[LETTERS to the editor]International adoptions are a way out of Korea’s low birth rate conunAs a foreigner here, I cannot but wonder about the sheer numbers of infants, children and adolescents one sees in rural and urban South Korea. Is this view due to high population density? I also see many pregnant women. I always thought this appreciable ubiquity of Korean women in good hope seemed to leave European and American baby-makers trying in the dark because the sighting of a pregnant woman there seems rare. Thus it came as a big surprise when the National Statistics Office recently announced a “record low” rank for South Korea among the world’s birth rates per nation. The figures stated for Korea (from 3.47 percent in 1975 down to 1.08 percent in 2005) completely counter my observations.
Even more surprising than the figures themselves was the overwhelming reaction by the public. People talked and joked about it everywhere. Some were worried while others teased each other about who had “done” enough to fulfill national “offspring obligations” and who had not. This media “wake up call” stirred citizens and should be called an “early-to-bed” call instead. Since I’m not a demography expert, I won’t try to refute the numbers. But I remain skeptical, as in the old adage: “If you beat a statistic long enough it’ll always confess.”
Globalization causes unprecedented mingling of peoples and persons because of growing opportunities and widening inequalities. Due to the inevitability of such mingling, I suggest carefully reversing country-inherent low birthrates along with international adoption. If Korea, as publicized, needs at least three offspring per family, why not ―hypothetically ― two of their own plus one adopted (or vice versa)?
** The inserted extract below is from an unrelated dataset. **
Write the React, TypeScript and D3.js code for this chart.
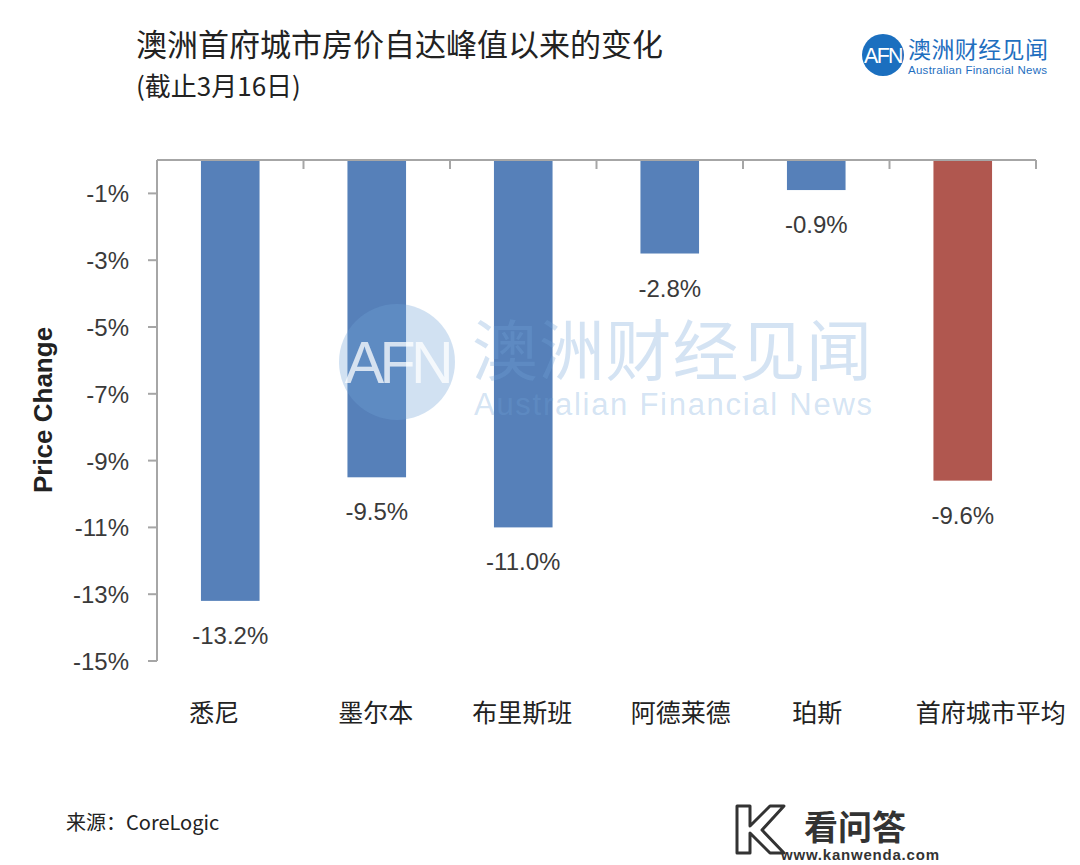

The same could be suggested to governments in Europe. If rich countries permit guest worker quotas to ease current and future demand in their workplaces, why not encourage such “entrances” already at the time of infancy? Along with many other benefits ― not least for the adoptees ― social and linguistic “integration” would be easier and more meaningful in countries that fear the loss of human resources, creative brainpower and financial caregivers of the elderly.
In recent decades, Korea has contributed to worldwide child adoption while the country underwent a rough period of development. Meanwhile, Korea has joined the ranks of developed countries and Koreans can be proud of that. With the new status, the time seems ripe for Korea and other industrialized countries to share resources with the youth of the world. And if serious about its recent pledges at overcoming discrimination against foreigners and children of inter-ethnic parentage, Korea would be an excellent place on Earth to provide ample food, shelter, love, and a great education to children adopted from poor countries.
There is nothing wrong with informing the public about national birth rates. But to avoid fear-mongering and hysteria, it should be the task of the media to offer food for thought by putting the figures in perspective in a meaningful global context. Marx’s ideas about social determinism must have been right when he observed that (paraphrased) one’s decisions materialize as a direct reaction to one’s socio-economic circumstances.
Perhaps these reactions are part of an innate human rationality that we should use as a sign to pause and think. Many people at the grassroots and on the Internet already have used this rationality ― i.e., deciding to postpone conception based on economic circumstances ― to become alert and active about global issues such as poverty, pollution, global warming, energy shortages, global public health and lingering inefficient global communications.
Born and unborn children deserve these processes to be supported now, but for the sake of the planet and its human and non-human inhabitants, more so than for nations.